Active, unauthenticated RCE in Ivanti EPMM — interim RPMs stop attacks but 12.8.0.0 (Q1 2026) is the real fix
Two critical Ivanti EPMM zero-days (CVE-2026-1281 and CVE-2026-1340) are being exploited in the wild to achieve unauthenticated remote code execution. Interim RPM patches stop the immediate attacks, but they must be re-applied after upgrades; a permanent fix is scheduled for EPMM 12.8.0.0 in Q1 2026.
Observed exploitation and its immediate effects
Attackers are sending simple, crafted HTTP GET requests that inject bash arithmetic expressions into URL parameters on specific EPMM endpoints; successful requests let adversaries run arbitrary Bash commands without any authentication. Reported payloads have deployed reverse shells, web shells and additional malware, giving persistent administrator-level control of affected appliances and access to managed mobile device data (names, addresses, phone numbers, GPS and other PII).
CISA has told U.S. federal agencies to patch or remove vulnerable EPMM devices within days because these two CVEs (both CVSS 9.8) are actively abused. Palo Alto Networks telemetry shows roughly 4,400 EPMM instances visible online and Shadowserver flags more than 850 IPs exposing EPMM fingerprints, concentrated in North America and Europe.
How the bugs work and why they’re easy to weaponize
The root cause is legacy bash scripting in EPMM’s In-House Application Distribution and Android File Transfer features: unsafe arithmetic expansion in shell code accepts attacker-supplied characters in HTTP GET parameters. That specific mechanism — trivial to trigger via a URL — means no credentials and no user interaction are required, contrary to any suggestion the flaws need admin logins or tricked users.
Because the appliance runs with elevated privileges inside enterprise networks, a compromised EPMM can be a pivot point for lateral movement into directory services and other infrastructure. History reinforces risk: Ivanti EPMM has been the target of multiple exploited critical flaws in recent years (for example CVE-2025-4427, CVE-2025-4428, and CVE-2023-35078), so attackers already have chains and playbooks that can incorporate these two new CVEs.
Practical mitigations and their operational trade-offs
Ivanti released interim RPM packages that mitigate the vulnerabilities, but those RPMs are not permanent: installing them on an on-prem EPMM appliance must be repeated after any EPMM software upgrade because upgrades overwrite the patched scripts.
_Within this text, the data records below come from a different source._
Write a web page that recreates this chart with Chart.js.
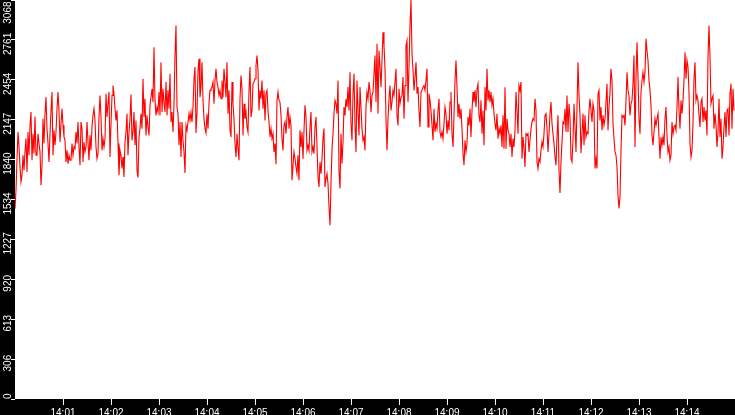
<!DOCTYPE html>
<html>
<head>
<meta charset="utf-8">
<script src="https://cdn.jsdelivr.net/npm/chart.js@4.4.1/dist/chart.umd.min.js"></script>
<style>
  html, body { margin: 0; padding: 0; background: #000; }
  #wrap { width: 735px; height: 415px; position: relative; }
</style>
</head>
<body>
<div id="wrap"><canvas id="rateChart"></canvas></div>
<script>
// one reading every 1.25 s, starting 14:00:00
const STEP = 1.25
const Y_MAX = 3068

const xTickLabels = ["14:01", "14:02", "14:03", "14:04", "14:05", "14:06", "14:07",
  "14:08", "14:09", "14:10", "14:11", "14:12", "14:13", "14:14"]
const yTickLabels = ["0", "306", "613", "920", "1227", "1534", "1840", "2147", "2454", "2761", "3068"]

// 14:00:00 - 14:01:52
const seg1 = [1465,1605,1848,2053,1938,1785,1669,1721,1874,1759,
  1900,2002,1746,2053,1874,2104,2206,1836,2040,1887,
  2173,1874,1874,2040,1964,1900,1644,1797,2155,1964,
  2194,2321,2079,1964,1823,2040,2219,2360,1874,2066,
  1951,2053,2232,2360,2219,1976,2117,2232,2104,2015,
  1989,1823,1912,1810,1874,1836,1836,1964,1874,1938,
  1925,2053,1964,2130,1938,1797,2130,2079,1823,1976,
  1900,1938,2130,1976,1836,2027,1912,2091,2181,2232,
  2142,1938,1848,1887,2168,2334,2168,1912,2002,1938]
// 14:01:52 - 14:03:45
const seg2 = [2002,2347,2168,2270,2360,1861,2117,2334,2411,2347,
  2232,2142,2219,1964,1721,1912,1874,1772,1861,1708,
  1976,2053,2194,1874,2053,2155,2342,1989,2053,2206,
  1951,2142,1759,1703,2015,2079,2194,2079,2462,2168,
  2309,2027,2181,2091,2027,2258,2321,2385,2283,2705,
  2296,2181,2245,2206,2360,2181,2590,2206,2385,2283,
  2206,2437,2181,2373,2232,2500,2130,2206,2053,2270,
  2641,2871,2245,2194,1951,2130,1861,2130,1989,1900,
  1738,2104,2066,2130,2194,2142,2206,2130,2245,2462]
// 14:03:45 - 14:05:37
const seg3 = [2552,2045,2199,2526,2616,2321,2398,2590,2296,2155,
  2079,2045,2194,2079,2270,2373,2385,2398,2437,2270,
  2449,2539,2437,2398,2334,2373,2309,2449,2321,2539,
  2437,2321,2590,2194,2373,2066,2015,2437,2270,2155,
  1964,1861,2040,1925,1836,2309,2488,2385,2027,2270,
  2155,2206,2091,2053,2373,2552,2168,2219,2424,2437,
  2462,2564,2641,2526,2219,2373,2309,2449,2232,2373,
  2142,2347,2373,2219,2130,2015,2079,2002,2040,1900,
  1964,1805,2296,2360,2296,2283,2181,2002,1912,2104]
// 14:05:37 - 14:07:30
const seg4 = [2130,2040,2168,2245,2079,2168,2104,1682,1797,1900,
  1848,1785,1733,1874,1682,2066,1938,2053,1848,2066,
  2258,2168,1912,1951,1912,2091,2206,1900,1938,1887,
  2091,2168,1938,1708,1631,1823,1733,1848,2002,2079,
  1631,1695,1733,1657,1478,1337,1657,1925,2040,2194,
  2296,2270,2194,2449,1746,1618,2040,1810,1976,2245,
  2181,2309,2245,2398,2219,2513,2117,1989,2347,2500,
  2117,1900,2449,2219,2027,2398,2245,2079,1989,2015,
  1912,2245,2360,2309,2437,2373,2206,2334,2360,2500]
// 14:07:30 - 14:09:22
const seg5 = [2641,2283,2731,2194,2679,2552,2398,2603,2820,2718,
  2539,2155,1912,2155,2309,2411,2219,2283,2373,2334,
  2437,2539,2181,2104,2385,2270,2321,2334,2475,2155,
  2411,2718,2756,2283,2552,2871,3068,2654,2526,2373,
  2475,2590,2347,2398,2219,2091,2360,2373,2398,2411,
  2373,2449,2539,2091,2347,2296,2219,2104,1989,2232,
  2053,2117,2079,2219,2309,2053,2015,2053,2002,2117,
  2245,2194,2040,2142,2066,2283,2360,2040,1938,2181,
  2449,2603,2398,2168,2270,2155,2232,2079,1887,1797]
// 14:09:22 - 14:11:15
const seg6 = [1989,1900,1964,2168,2104,2232,2015,2219,2360,2283,
  2373,2245,2385,2424,2181,2130,2296,2040,2219,1951,
  2398,2219,2539,2296,2373,2283,2360,2258,2309,2194,
  2117,2066,2194,2002,2079,2040,2104,1938,2181,1925,
  2398,1925,2155,2066,2040,1938,2040,1861,2002,1938,
  2066,2360,2219,2040,2411,2373,2437,1848,2015,1925,
  1785,2040,2027,2040,1900,1989,2079,2130,2155,2142,
  2309,2219,1823,1772,1848,1823,1912,1976,1938,2040,
  2181,2194,2079,1900,2040,2194,2283,2117,2040,1964]
// 14:11:15 - 14:13:07
const seg7 = [1861,1797,2015,2181,1759,1585,1823,1976,2130,2117,
  2232,2053,2334,2053,2270,2168,1848,1823,1989,2270,
  2091,1900,2245,2590,2334,2181,1892,2040,2194,1951,
  2181,2015,2053,2040,2219,2309,2219,2130,2270,2219,
  1772,1848,1772,2347,2373,2142,2245,2066,2181,2104,
  2155,2283,2424,2066,2245,2360,2539,2449,2117,2002,
  1900,1874,1785,1567,1465,1554,1912,2181,2168,2181,
  2104,2296,2513,2373,2334,2181,2270,2296,2424,2641,
  1938,2475,2743,2475,2155,2040,2360,2449,2513,2437]
// 14:13:07 - 14:15:00
const seg8 = [2513,2769,2679,2603,2449,2373,2258,2027,1951,2053,
  2155,2104,2155,2194,2015,1848,2015,1951,2015,1951,
  2155,2245,2027,1900,1938,1836,1874,2130,2040,2091,
  2104,2066,2245,2475,2219,2079,2296,2194,2296,2449,
  2667,2462,2603,2552,2360,1964,1861,1912,2117,2462,
  2590,2296,2334,2296,2181,2091,2283,2309,2130,2245,
  2142,2219,2027,2628,2871,2628,2270,2309,2334,2079,
  2194,2104,1938,2053,2309,2015,2155,1848,1938,2091,
  2206,2015,2219,2232,2027,2347,2424,2079,2385,2219]

const readings = [...seg1, ...seg2, ...seg3, ...seg4, ...seg5, ...seg6, ...seg7, ...seg8]
const points = readings.map((v, i) => ({ x: i * STEP, y: v }))

const FONT = "10px 'Liberation Sans', Arial, sans-serif"

// black frame, white plot area, and the rotated y labels
const framePlugin = {
  id: "frame",
  beforeDraw(chart) {
    const { ctx, chartArea: a } = chart
    ctx.save()
    ctx.fillStyle = "#000"
    ctx.fillRect(0, 0, chart.width, chart.height)
    ctx.fillStyle = "#fff"
    ctx.fillRect(a.left, a.top, a.right - a.left, a.bottom - a.top)
    ctx.restore()
  },
  afterDraw(chart) {
    const { ctx, chartArea: a } = chart
    const y = chart.scales.y
    ctx.save()
    ctx.font = FONT
    ctx.fillStyle = "#fff"
    ctx.textAlign = "center"
    ctx.textBaseline = "alphabetic"
    y.ticks.forEach((t, i) => {
      const label = yTickLabels[i]
      const half = ctx.measureText(label).width / 2
      let py = y.getPixelForValue(t.value) + 4
      py = Math.max(a.top + half + 1.5, Math.min(a.bottom - half, py))
      ctx.save()
      ctx.translate(10.5, py)
      ctx.rotate(-Math.PI / 2)
      ctx.fillText(label, 0, 0)
      ctx.restore()
    })
    ctx.restore()
  },
}

new Chart(document.getElementById("rateChart"), {
  type: "line",
  data: {
    datasets: [
      {
        data: points,
        borderColor: "#ff0000",
        borderWidth: 1.1,
        pointRadius: 0,
        tension: 0,
        fill: false,
      },
    ],
  },
  options: {
    responsive: true,
    maintainAspectRatio: false,
    animation: false,
    devicePixelRatio: 1,
    layout: { padding: 0 },
    plugins: {
      legend: { display: false },
      tooltip: { enabled: false },
    },
    scales: {
      x: {
        type: "linear",
        min: 0,
        max: 900,
        border: { display: false },
        grid: { drawOnChartArea: false, color: "#fff", tickLength: 6, tickWidth: 1 },
        afterBuildTicks: (s) => {
          s.ticks = xTickLabels.map((l, i) => ({ value: (i + 1) * 60 }))
        },
        afterFit: (s) => { s.height = 16 },
        ticks: {
          color: "#fff",
          font: { family: "'Liberation Sans', Arial, sans-serif", size: 10 },
          padding: 2,
          maxRotation: 0,
          autoSkip: false,
          callback: (v, i) => xTickLabels[i],
        },
      },
      y: {
        min: 0,
        max: Y_MAX,
        border: { display: false },
        grid: { drawOnChartArea: false, color: "#fff", tickLength: 4 },
        afterBuildTicks: (s) => {
          s.ticks = yTickLabels.map((l, i) => ({ value: (i * Y_MAX) / 10 }))
        },
        afterFit: (s) => { s.width = 15 },
        ticks: { display: false },
      },
    },
  },
  plugins: [framePlugin],
})
</script>
</body>
</html>
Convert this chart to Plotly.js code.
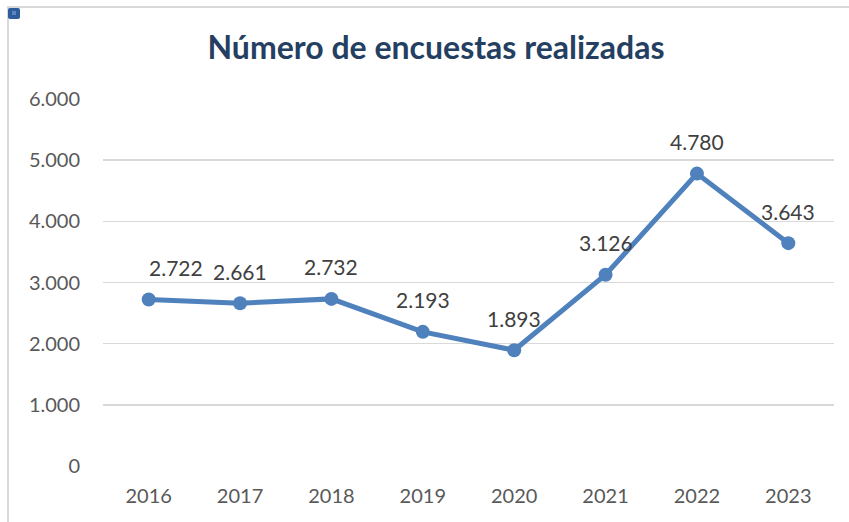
<!DOCTYPE html>
<html>
<head>
<meta charset="utf-8">
<script src="https://cdn.plot.ly/plotly-3.0.1.min.js"></script>
<style>
  html, body { margin: 0; padding: 0; background: #fff; }
  #chart { position: absolute; left: 0; top: 0; width: 849px; height: 522px; }
  #frame { position: absolute; left: 7px; top: 6px; width: 860px; height: 530px;
           border-left: 2px solid #d9d9d9; border-top: 2px solid #d9d9d9; pointer-events: none; }
  #handle { position: absolute; left: 8px; top: 8px; width: 12px; height: 11px;
            background: #2f5c9a; border-radius: 2px; }
  #handle div { position: absolute; left: 4px; top: 3px; width: 4px; height: 4px; background: #5a86c4; }
</style>
</head>
<body>
<div id="chart"></div>
<div id="frame"></div>
<div id="handle"><div></div></div>
<script>
const years = ["2016", "2017", "2018", "2019", "2020", "2021", "2022", "2023"];
const surveys = [2722, 2661, 2732, 2193, 1893, 3126, 4780, 3643];
const yTickVals = [0, 1000, 2000, 3000, 4000, 5000, 6000];
const yTickText = ["0", "1.000", "2.000", "3.000", "4.000", "5.000", "6.000"];
const labelXShift = [27, 0, 0, 0, 0, 0, 0, 0];

function fmt(v) {
  return String(v).replace(/\B(?=(\d{3})+(?!\d))/g, ".");
}

const font = "Lato, 'Open Sans', sans-serif";

const trace = {
  x: years,
  y: surveys,
  type: "scatter",
  mode: "lines+markers",
  line: { color: "#4f81bd", width: 5 },
  marker: { color: "#4f81bd", size: 14 },
  hoverinfo: "skip"
};

const annotations = years.map((yr, i) => ({
  x: i, y: surveys[i], xref: "x", yref: "y",
  text: fmt(surveys[i]), showarrow: false,
  yshift: 32, xshift: labelXShift[i],
  font: { family: font, size: 21, color: "#404040" }
}));

const layout = {
  width: 849, height: 522,
  margin: { l: 103, r: 15, t: 99, b: 56 },
  paper_bgcolor: "#ffffff",
  plot_bgcolor: "#ffffff",
  showlegend: false,
  title: {
    text: "<b>Número de encuestas realizadas</b>",
    font: { family: font, size: 32, color: "#243f62" },
    x: 436 / 849, xanchor: "center", xref: "container",
    y: 1 - 48 / 522, yref: "container", yanchor: "middle"
  },
  xaxis: {
    type: "category",
    range: [-0.5, 7.5],
    showgrid: false, zeroline: false, showline: false,
    ticks: "", ticklabelstandoff: 16,
    tickfont: { family: font, size: 20, color: "#595959" }
  },
  yaxis: {
    range: [0, 6000],
    tickvals: yTickVals, ticktext: yTickText,
    showgrid: true, gridcolor: "#d9d9d9", gridwidth: 1.5,
    zeroline: false, showline: false,
    ticks: "", ticklabelstandoff: 22,
    tickfont: { family: font, size: 20, color: "#595959" }
  },
  annotations: annotations
};

Plotly.newPlot("chart", [trace], layout, { displayModeBar: false, staticPlot: true });
</script>
</body>
</html>
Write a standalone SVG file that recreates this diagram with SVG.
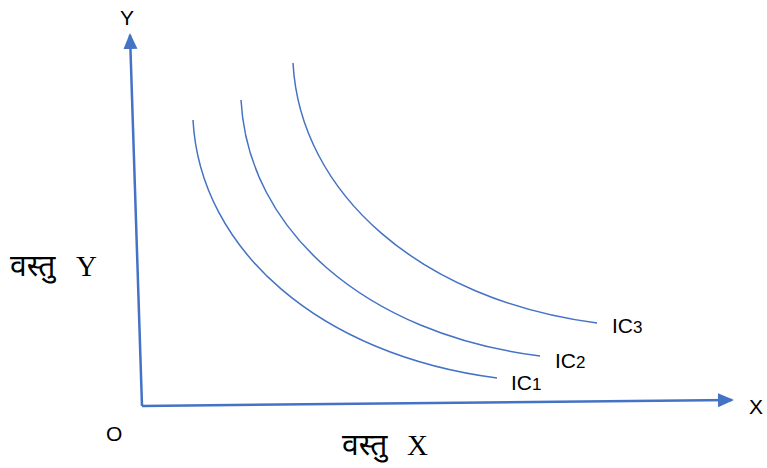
<svg xmlns="http://www.w3.org/2000/svg" width="767" height="468" viewBox="0 0 767 468">
<style>
.axis{stroke:#4472C4;stroke-width:2.5;fill:none}
.ic{stroke:#4472C4;stroke-width:1.5;fill:none}
.lbl{font-family:"Liberation Sans","Open Sans",sans-serif;font-size:21px;fill:#000}
.sub{font-size:17px}
.hi{font-family:"Noto Sans Devanagari","Mangal","Noto Sans",sans-serif;font-size:30px;fill:#000}
.ser{font-family:"Liberation Serif",serif;font-size:29px}
</style>
<defs>
<marker id="arr" markerWidth="16" markerHeight="16" refX="14" refY="8" orient="auto" markerUnits="userSpaceOnUse" viewBox="0 0 16 16">
<path d="M0,1 L16,8 L0,15 z" fill="#4472C4"/>
</marker>
</defs>
<g id="connectors">
<line class="axis" x1="142" y1="406" x2="130" y2="35" marker-end="url(#arr)"/>
<line class="axis" x1="142" y1="406" x2="732" y2="400" marker-end="url(#arr)"/>
</g>
<g id="IC1">
<path class="ic" d="M193,120 C200,250 320,355 497,378"/>
<text class="lbl" x="511" y="390">IC<tspan class="sub">1</tspan></text>
</g>
<g id="IC2">
<path class="ic" d="M241,100 C248,230 365,334 540,356"/>
<text class="lbl" x="555" y="368">IC<tspan class="sub">2</tspan></text>
</g>
<g id="IC3">
<path class="ic" d="M293,63 C300,193 420,300 597,323"/>
<text class="lbl" x="612" y="333">IC<tspan class="sub">3</tspan></text>
</g>
<g id="labels">
<text class="lbl" x="120" y="25">Y</text>
<text class="lbl" x="749" y="414">X</text>
<text class="lbl" x="106" y="441">O</text>
<text class="hi" x="10" y="276">वस्तु <tspan class="ser" x="76">Y</tspan></text>
<text class="hi" x="342" y="455">वस्तु <tspan class="ser" x="407">X</tspan></text>
</g>
</svg>
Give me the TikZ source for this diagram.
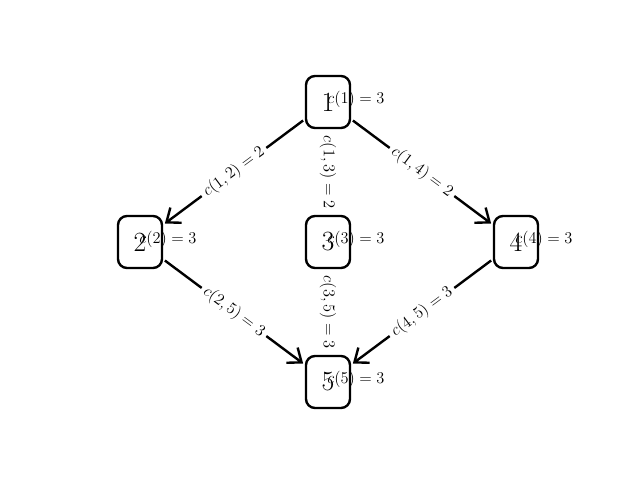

Ivanti plans a code-level fix in EPMM 12.8.0.0 (expected Q1 2026) that will remove the need for the interim step.
| Action | Speed | Coverage | Key limitation |
|---|---|---|---|
| Apply interim RPM patch | Immediate | Fixes the scripting flaw on current appliance | Must be re-applied after any EPMM upgrade |
| Isolate or remove appliance from internet | Immediate | Stops remote exploitation vector | Operationally disruptive for managed fleets |
| Network filtering / WAF rules | Quick to deploy | Can block known exploit patterns | Misses novel payload formats; requires tuning |
| Upgrade to EPMM 12.8.0.0 (permanent fix) | Depends on Ivanti release schedule (Q1 2026) | Long-term resolution | Requires full upgrade testing and planning |
| Credential rotation and threat hunt | Immediate | Reduces post-compromise persistence | Doesn’t stop initial RCE |
Detection checkpoints and immediate response checklist
Threat hunting should prioritize Apache access logs for the endpoints /mifs/c/appstore/fob/ and /mifs/c/aftstore/fob/ for unusual GET requests — look for embedded characters or bash tokens, unexpected 200s where a 404 is normal, repeated 404s with command-looking strings, and evidence of files being created on the appliance. Be aware attackers have cleared logs in previous incidents, so absence of log entries is not proof of safety.
Operationally, apply interim RPMs now if you run on-prem EPMM, block or isolate internet-facing appliances where feasible, rotate administrative credentials, and preserve current system images and logs before making changes to support forensics. Track Ivanti’s 12.8.0.0 release timetable as the single variable that will remove the need for repeat RPM application.
Short Q&A
Do these bugs require admin credentials or user clicks? No — CVE-2026-1281 and CVE-2026-1340 allow unauthenticated remote code execution via crafted HTTP GET requests to vulnerable endpoints.
Are Ivanti cloud EPMM services affected? Ivanti’s statement differentiates on-premises EPMM; their cloud-managed offerings are not affected by these specific bash-script issues.
When is the permanent fix expected? Ivanti plans to ship a permanent code fix in EPMM version 12.8.0.0, currently scheduled for Q1 2026; until that upgrade is applied, interim RPMs or isolation are the practical options.